If a human foetus is terminated or otherwise dies, this might mean in Buddhist terms that bad karma carried over from the previous life has been 'paid', and so the next life will be more fortunate. However at the same time the people concerned with causing the abortion (say the woman, doctors etc.) will be generating bad karma themselves for this act of violence.

In Buddhist terms whether an action is good or bad largely depends on one's intention. Most Buddhists would feel that abortion is wrong in principle, or at least very regrettable, but one should always examine the circumstances and allow for exceptions, and not be condemning of those who arrive at a different conclusion.

Hindu
According to the Caraka Samhita, a Hindu medical text, the soul is already joined with matter in the act of conception. Though there are a few differing traditions on this matter (the Garbha Upanishad claims that ensoulment takes place in the seventh month), they are considered to be based on weaker evidence, and the mainstream of Hindu thought coincides with the position that the soul is present from conception.
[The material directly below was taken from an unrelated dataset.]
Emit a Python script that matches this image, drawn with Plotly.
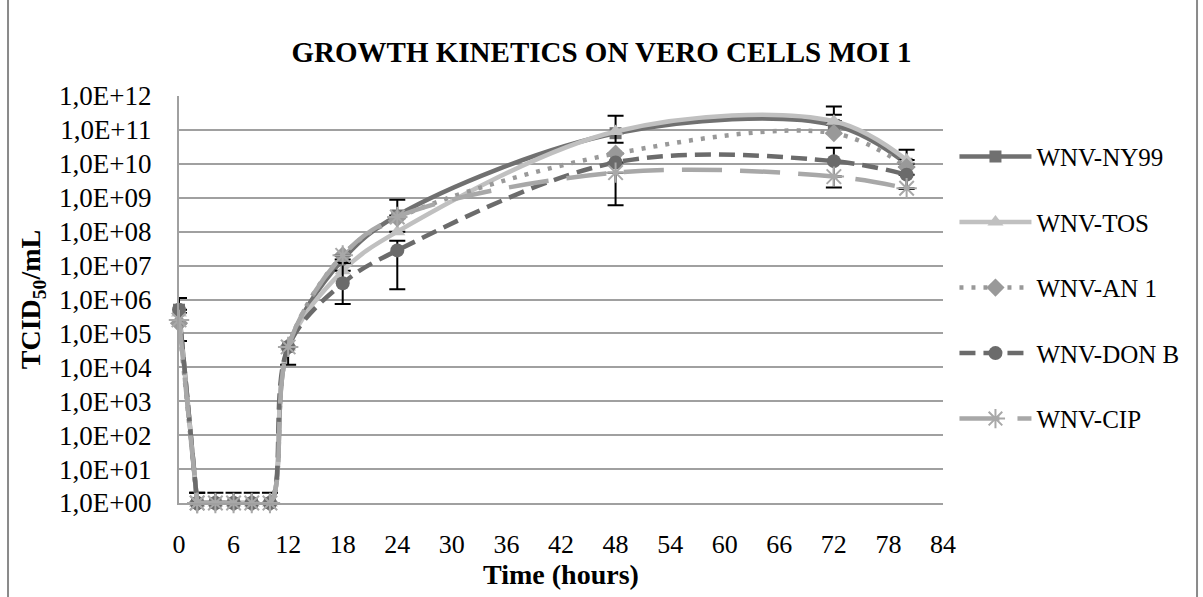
import plotly.graph_objects as go

# ---------------- data ----------------
hours = [0, 2, 4, 6, 8, 10, 12, 18, 24, 48, 72, 80]

ny99   = [5.0e5, 1, 1, 1, 1, 1, 4.0e4, 1.5e7, 3.0e8, 8.0e10, 1.4e11, 1.0e10]
tos    = [4.0e5, 1, 1, 1, 1, 1, 4.0e4, 7.0e6, 1.0e8, 9.0e10, 1.8e11, 1.3e10]
an1    = [2.0e5, 1, 1, 1, 1, 1, 4.0e4, 2.0e7, 2.5e8, 2.0e10, 8.0e10, 8.0e9]
donb   = [5.0e5, 1, 1, 1, 1, 1, 4.0e4, 3.0e6, 2.8e7, 1.1e10, 1.2e10, 4.8e9]
cip    = [2.5e5, 1, 1, 1, 1, 1, 4.0e4, 2.0e7, 2.7e8, 5.5e9, 4.2e9, 1.9e9]

# error bars (absolute, data units)
ny99_err_plus  = [6.0e5, 1, 1, 1, 1, 1, 0, 0, 5.7e8, 0, 1.4e11, 0]
ny99_err_minus = [4.4e5, 0, 0, 0, 0, 0, 0, 0, 0, 0, 0, 0]
tos_err_plus   = [0, 0, 0, 0, 0, 0, 0, 0, 0, 1.7e11, 3.1e11, 1.3e10]
tos_err_minus  = [0, 0, 0, 0, 0, 0, 0, 0, 0, 4.8e10, 0, 0]
an1_err_plus   = [0, 0, 0, 0, 0, 0, 0, 0, 0, 0, 0, 0]
an1_err_minus  = [0, 0, 0, 0, 0, 0, 0, 0, 0, 0, 0, 0]
donb_err_plus  = [0, 0, 0, 0, 0, 0, 0, 9.0e6, 2.6e7, 0, 1.8e10, 0]
donb_err_minus = [0, 0, 0, 0, 0, 0, 2.8e4, 2.26e6, 2.6e7, 0, 1.0e10, 3.0e9]
cip_err_plus   = [0, 0, 0, 0, 0, 0, 0, 0, 0, 0, 0, 0]
cip_err_minus  = [0, 0, 0, 0, 0, 0, 0, 0, 0, 4.9e9, 0, 0]

y_tick_values = [1e0, 1e1, 1e2, 1e3, 1e4, 1e5, 1e6, 1e7, 1e8, 1e9, 1e10, 1e11, 1e12]
y_tick_labels = ["1,0E+00", "1,0E+01", "1,0E+02", "1,0E+03", "1,0E+04", "1,0E+05",
                 "1,0E+06", "1,0E+07", "1,0E+08", "1,0E+09", "1,0E+10", "1,0E+11",
                 "1,0E+12"]

series = [
    ("WNV-NY99", ny99, ny99_err_plus, ny99_err_minus, "#707070", "solid", "square", 12),
    ("WNV-TOS", tos, tos_err_plus, tos_err_minus, "#c0c0c0", "solid", "triangle-up", 14),
    ("WNV-AN 1", an1, an1_err_plus, an1_err_minus, "#999999", "4px,8px", "diamond", 14),
    ("WNV-DON B", donb, donb_err_plus, donb_err_minus, "#6b6b6b", "16px,8px", "circle", 14),
    ("WNV-CIP", cip, cip_err_plus, cip_err_minus, "#a8a8a8", "40px,18px", "asterisk-open", 17),
]

SERIF = "Liberation Serif"

fig = go.Figure()
for i, (name, vals, ep, em, color, dash, sym, msize) in enumerate(series):
    marker = dict(symbol=sym, size=msize, color=color)
    if sym == "asterisk-open":
        marker["line"] = dict(color=color, width=2)
    # first (inoculum -> 2 h) segment drawn straight, like the reference
    fig.add_trace(go.Scatter(
        x=hours[:2], y=vals[:2], mode="lines+markers",
        line=dict(color=color, width=4.5, dash=dash),
        marker=marker,
        error_y=dict(type="data", symmetric=False, array=ep[:2], arrayminus=em[:2],
                     color="black", thickness=2, width=8),
        legendgroup=f"g{i}", showlegend=False, hoverinfo="skip",
        cliponaxis=False,
    ))
    # rest of the curve, smoothed
    fig.add_trace(go.Scatter(
        x=hours[1:], y=vals[1:], name=name, mode="lines+markers",
        line=dict(color=color, width=4.5, dash=dash, shape="spline", smoothing=1.0),
        marker=marker,
        error_y=dict(type="data", symmetric=False, array=ep[1:], arrayminus=em[1:],
                     color="black", thickness=2, width=8),
        legendgroup=f"g{i}",
        cliponaxis=False,
    ))

fig.update_layout(
    width=1203, height=597,
    margin=dict(l=179, r=260, t=96, b=94),
    paper_bgcolor="white", plot_bgcolor="white",
    font=dict(family=SERIF, size=25, color="black"),
    title=dict(text="<b>GROWTH KINETICS ON VERO CELLS MOI 1</b>",
               font=dict(family=SERIF, size=29, color="black"),
               xref="container", x=0.5, xanchor="center",
               yref="container", y=1 - 52/597, yanchor="middle"),
    legend=dict(x=1.015, xanchor="left", y=0.907, yanchor="top",
                font=dict(family=SERIF, size=25, color="black"),
                tracegroupgap=30, itemwidth=72, bgcolor="rgba(0,0,0,0)"),
    showlegend=True,
)

fig.update_xaxes(
    range=[0, 84], tick0=0, dtick=6, showgrid=False,
    showline=True, linecolor="#a0a0a0", linewidth=2,
    ticks="", ticklabelstandoff=17,
    tickfont=dict(family=SERIF, size=26),
    title=dict(text="<b>Time (hours)</b>", font=dict(family=SERIF, size=28), standoff=6),
    zeroline=False,
)
fig.update_yaxes(
    type="log", range=[0, 12], tickvals=y_tick_values, ticktext=y_tick_labels,
    showgrid=True, gridcolor="#a0a0a0", gridwidth=2,
    showline=True, linecolor="#a0a0a0", linewidth=2,
    ticks="", ticklabelstandoff=20,
    tickfont=dict(family=SERIF, size=27),
    title=dict(text="<b>TCID<sub>50</sub>/mL</b>", font=dict(family=SERIF, size=28), standoff=10),
    zeroline=False,
)

# outer chart frame (decorative)
fig.add_shape(type="rect", xref="paper", yref="paper",
              x0=-0.2238, x1=1.3325, y0=-0.25, y1=1.26,
              line=dict(color="#8a8a8a", width=2), fillcolor="rgba(0,0,0,0)", layer="below")

fig.write_html("out.html")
Hindu ideology made an exception however, when abortion became necessary to save the life of the mother. The Susruta Samhita, another Hindu medical text, describes a procedure to induce birth during complications in the pregnancy. The ultimate objective is, of course, saving the mother and the baby. However, in the event that this is not a possibility, the text affirms, saving the mother takes precedence, and an abortion is justified.

Differing Christian Viewpoints
While the vast majority of Christians would consider abortion to be the taking of innocent life, and therefore contrary to Biblical teaching, the Bible has been used by various groups to both condone and condemn abortion. However, Christians almost universally believe that children are a blessing - a gift from God. "Truly children are a gift from the Lord; the fruit of the womb is a reward" (Psalm 127:3). God alone gives life, they believe, and only He should take it away.
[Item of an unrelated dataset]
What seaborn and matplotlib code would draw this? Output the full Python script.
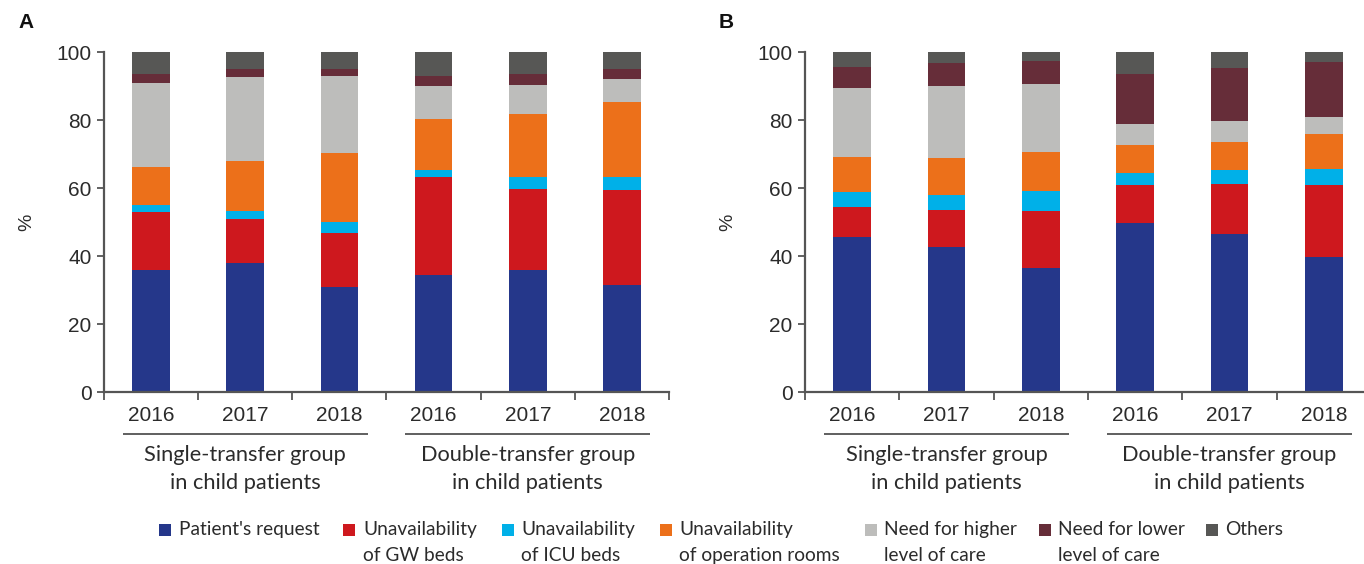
import numpy as np
import pandas as pd
import matplotlib
matplotlib.use("Agg")
import matplotlib.pyplot as plt
import matplotlib.transforms as mtransforms
from matplotlib import font_manager as fm
from matplotlib.patches import Rectangle
import seaborn as sns

# ---------------- data ----------------
years = ["2016", "2017", "2018", "2016", "2017", "2018"]
groups = ["Single-transfer group\nin child patients", "Double-transfer group\nin child patients"]
categories = ["Patient's request", "Unavailability\nof GW beds", "Unavailability\nof ICU beds",
              "Unavailability\nof operation rooms", "Need for higher\nlevel of care",
              "Need for lower\nlevel of care", "Others"]
colors = ["#25378A", "#CE181E", "#00B0E8", "#EC701A", "#BDBDBB", "#662D39", "#575755"]

# Panel A (segment percentages, bottom -> top)
a_patient = [36.0, 38.0, 30.9, 34.3, 36.0, 31.5]
a_gw      = [17.0, 12.9, 15.9, 28.8, 23.7, 28.0]
a_icu     = [2.0, 2.4, 3.3, 2.3, 3.4, 3.8]
a_or      = [11.2, 14.7, 20.2, 14.9, 18.7, 22.0]
a_higher  = [24.7, 24.7, 22.6, 9.7, 8.5, 6.8]
a_lower   = [2.7, 2.3, 2.1, 2.9, 3.3, 2.9]
a_others  = [6.4, 5.0, 5.0, 7.1, 6.4, 5.0]

# Panel B
b_patient = [45.6, 42.7, 36.5, 49.8, 46.6, 39.8]
b_gw      = [8.9, 10.9, 16.8, 11.1, 14.6, 21.1]
b_icu     = [4.4, 4.4, 5.9, 3.5, 4.2, 4.7]
b_or      = [10.2, 10.9, 11.4, 8.3, 8.2, 10.3]
b_higher  = [20.3, 21.1, 20.0, 6.1, 6.1, 5.0]
b_lower   = [6.2, 6.8, 6.8, 14.7, 15.6, 16.2]
b_others  = [4.4, 3.2, 2.6, 6.5, 4.7, 2.9]

panel_a = [a_patient, a_gw, a_icu, a_or, a_higher, a_lower, a_others]
panel_b = [b_patient, b_gw, b_icu, b_or, b_higher, b_lower, b_others]
y_ticks = [0, 20, 40, 60, 80, 100]

# ---------------- style ----------------
sns.set_style("ticks")


def pick(cands):
    for c in cands:
        try:
            fm.findfont(fm.FontProperties(family=c), fallback_to_default=False)
            return c
        except Exception:
            pass
    return "DejaVu Sans"


main_font = pick(["Liberation Sans", "Arial", "DejaVu Sans"])
text_font = pick(["Lato", "Open Sans", "Roboto", "Liberation Sans"])
plt.rcParams["font.family"] = [main_font, "DejaVu Sans"]

TXT = "#2b2b2b"
SPINE = "#555555"

W, H = 1364, 564
fig = plt.figure(figsize=(W / 100, H / 100), dpi=100)


def fx(px):
    return px / W


def fy(py):
    return 1 - py / H


def draw_panel(left_px, right_px, data, letter, letter_x):
    ax = fig.add_axes([fx(left_px), fy(392), fx(right_px - left_px), (392 - 52) / H])
    n = len(years)
    seg = np.array(data, dtype=float)
    cum = np.cumsum(seg, axis=0)
    pos = [str(i) for i in range(n)]
    # draw from top-most cumulative down so lower segments overlay
    for k in range(len(categories) - 1, -1, -1):
        sns.barplot(x=pos, y=cum[k], order=pos, color=colors[k], saturation=1,
                    width=0.4, linewidth=0, ax=ax, errorbar=None)
    ax.set_xlim(-0.5, n - 0.5)
    ax.set_ylim(0, 100)
    ax.set_yticks(y_ticks)
    ax.set_yticklabels([str(t) for t in y_ticks], fontsize=15, color=TXT)
    ax.set_xticks(range(n))
    ax.set_xticklabels(years, fontsize=15, color=TXT)
    ax.set_xticks(np.arange(-0.5, n, 1.0), minor=True)
    ax.tick_params(axis="x", which="major", length=0, pad=10)
    ax.tick_params(axis="x", which="minor", length=6, width=1.3, color=SPINE, direction="out")
    ax.tick_params(axis="y", which="major", length=5, width=1.3, color=SPINE, pad=4)
    ax.set_xlabel("")
    ax.set_ylabel("%", fontsize=14, color=TXT)
    ax.yaxis.set_label_coords((letter_x + 17 - left_px) / (right_px - left_px), 0.5)
    for s in ["top", "right"]:
        ax.spines[s].set_visible(False)
    for s in ["left", "bottom"]:
        ax.spines[s].set_color(SPINE)
        ax.spines[s].set_linewidth(1.6)
    ax.grid(False)

    trans = mtransforms.blended_transform_factory(ax.transData, ax.transAxes)
    y_line = (392 - 434) / 340
    for gi, (x0, x1) in enumerate([(-0.3, 2.3), (2.7, 5.3)]):
        ax.plot([x0, x1], [y_line, y_line], transform=trans, color="#444444", lw=1.2,
                clip_on=False, solid_capstyle="butt")
        ax.text((x0 + x1) / 2, (392 - 445) / 340, groups[gi], transform=trans,
                ha="center", va="top", fontsize=15.7, color=TXT, family=text_font,
                linespacing=1.5)
    fig.text(fx(letter_x), fy(22), letter, fontsize=15, fontweight="bold",
             ha="left", va="center", color="#111111")
    return ax


draw_panel(104, 669, panel_a, "A", 18)
draw_panel(805, 1371, panel_b, "B", 719)

# ---------------- legend ----------------
sq_x = [159, 343, 502, 660, 865, 1039, 1206]
txt_x = [179, 363, 521, 679, 884, 1058, 1225]
for i, lab in enumerate(categories):
    fig.patches.append(Rectangle((fx(sq_x[i]), fy(536)), 12 / W, 12 / H,
                                 transform=fig.transFigure, facecolor=colors[i],
                                 edgecolor="none"))
    fig.text(fx(txt_x[i]), fy(521), lab, ha="left", va="top", fontsize=13.8,
             color=TXT, family=text_font, linespacing=1.65)

fig.savefig("out.png", dpi=100)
Within the Christian Church there is generally a desire to follow and apply the teachings of the Bible. Generally the Church is united in its condemnation of abortion as most Christians believe abortion violates the commandment which prohibits murderous acts.

Believing that God is not only a 'God of Love' but also a 'God of Justice,' those Christians who are opposed to abortion regard it as a serious evil that must be eliminated from society.

Planned Parenthood has formed a Religious Coalition for Choice of ministers who support abortion, even appointing a chaplain, Rev. Ignacio Castuera, to "articulate the spiritual dimensions of sexuality and reproduction."

Catholic viewpoint
The official Catholic position teaches that “since the first century the Church has affirmed the moral evil of every procured abortion. This teaching has not changed and remains unchangeable. Direct abortion, that is to say, abortion willed either as an end or a means, is gravely contrary to the moral law…Abortion and infanticide are abominable crimes.” (Catechism of the Catholic Church #2271)

There is no documented record that any Pope, Council, Saint or early Church Father has ever supported abortion in any circumstance. 

The Vatican Declaration on Procured Abortion (#7) gives a comprehensive answer to refute charges that the Catholic Church ever permitted abortion. It can be read  here.

Opposing Catholic viewpoint
Frances Kissling is President of Catholics For a Free Choice (CFFC) which was founded in 1973.

CFFC claims to respect Church Law while at the same time opposing what the Catholic Church teaches. In an interview with the magazine Mother Jones. Kissling stated: “I spent twenty years looking for a government that I could overthrow without being thrown in jail. I finally found one in the Catholic Church.”

Funded almost entirely by abortion-rights foundations, CFFC describes itself as as the nation’s largest Catholic pro-choice organization. It has been openly denounced by both the Vatican and the U.S. bishops as being a double fraud; i.e., (i) it is not Catholic, and (ii) in having no members, it is not an organization.